The LAT and NYT front—and the others stuff—news that members of an Army Reserve quartermaster company in Iraq allegedly refused to drive a fuel convoy on Wednesday because they thought it was too dangerous. Some soldiers described the trek across central Iraq in unreliable fuel trucks without proper escort as a “suicide mission,” according to relatives. The WP says the Army called the incident a “temporary breakdown in discipline” and is investigating possible disciplinary action, which the LAT notes could possibly include mutiny or cowardice, but probably won’t. In its piece, the NYT interviews Slate contributor Phillip Carter, who says that such insubordination is uncommon these days, but maybe not for long. “The paradigm shift that’s happening is that a truck driver is just as likely to see combat as soldiers in an infantry unit,” Carter said “There are no rear units in Iraq any more.”

The papers’ Iraq stories all mention, very briefly, that 10 people were killed yesterday in southern Baghdad when a suicide car bomb detonated near a convoy of Iraqi police, leaving an 18-foot crater in the street. The LAT says that four of those dead were members of a family that was passing by in a car. Early morning wires all note that a series of pre-dawn blasts in Baghdad struck five churches, a hotel and a hospital, killing one.

The LAT and NYT note that Bush’s favorite member of the coalition of the willing, Poland, has decided to draw down its troops in Iraq beginning early next year. “Whether they change the number of troops or their profile, that’s up to them,” said a State Department spokesman, who gamely added, “We don’t see in this announcement any lessening of the commitment.”

The papers all say the U.S. has grudgingly agreed to give Germany, France, and Britain time to woo Iran back to the bargaining table before pushing the matter of its nuclear program to the Security Council. “They said they really wanted to do it,” an administration official said in the NYT. “We said, it sounds like you’re going to do it anyway, so go ahead.” The European plan would entail Iran’s immediate agreement to cease all efforts to develop an independent nuclear fuel cycle for its first reactor, which could go online as early as next year. Following verification by the IAEA before then end of November, the Europeans would then discuss a wide range of security and economic issues, including trade cooperation and aid; the WP says it’s assumed the U.S. would eventually take part in the talks. Not that the administration has its hopes up, according to an anonymous State Department official: “[U]nfortunately, our feeling is that the Iranians are still Iranians.”
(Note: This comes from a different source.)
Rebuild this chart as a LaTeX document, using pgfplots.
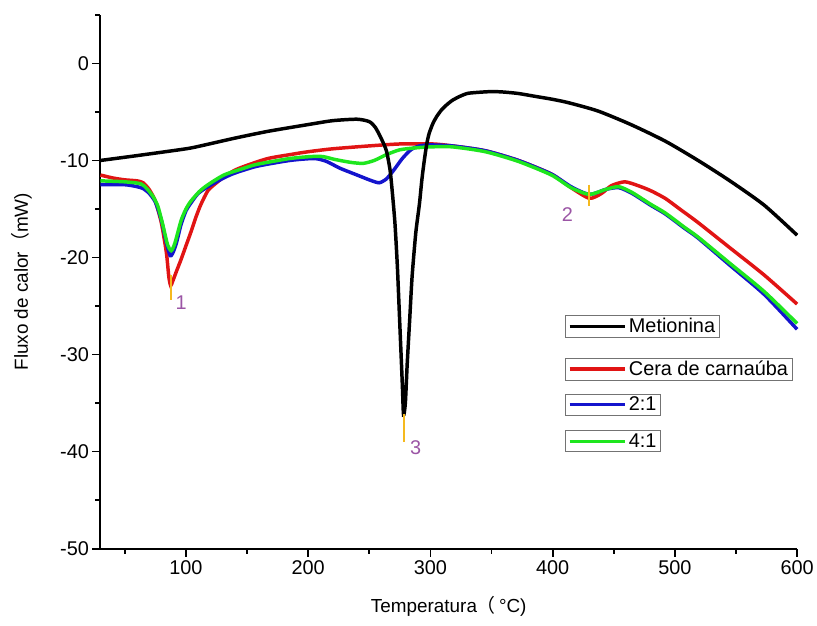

Everyone notes that a rare poll of U.S. troops and their families shows that they favor Bush over Sen. John Kerry by an almost three-to-one margin. Because it is for some reason illegal to poll troops about their voting intentions, the poll actually asked whom they trusted more to handle the responsibilities of commander in chief. More surprisingly, only 55 percent of those troops who have been deployed to Iraq or Afghanistan believe the Iraq war to be worth it, and 48 percent of all troops, a plurality, say Bush lacks a clear plan for Iraq.

The papers all note that Karl Rove spent two hours testifying yesterday before the federal grand jury probing whether administration officials illegally leaked the identity of covert CIA agent Valerie Plame. Rove’s lawyer said that his client is not a target of the investigation.

Brent would? … The WP picks up on a surprisingly blunt interview Brent Scowcroft gave this week to the Financial Times. Although the Scowcroft, former national security adviser for Bush the Elder, later said in a statement to the WP that he endorses the current President Bush for a second term, he took George W. to task for his foreign policy, calling the Iraq war a “failing venture.” Scowcroft also accused Bush of being “mesmerized” by Ariel Sharon. “Sharon just has him wrapped around his little finger.”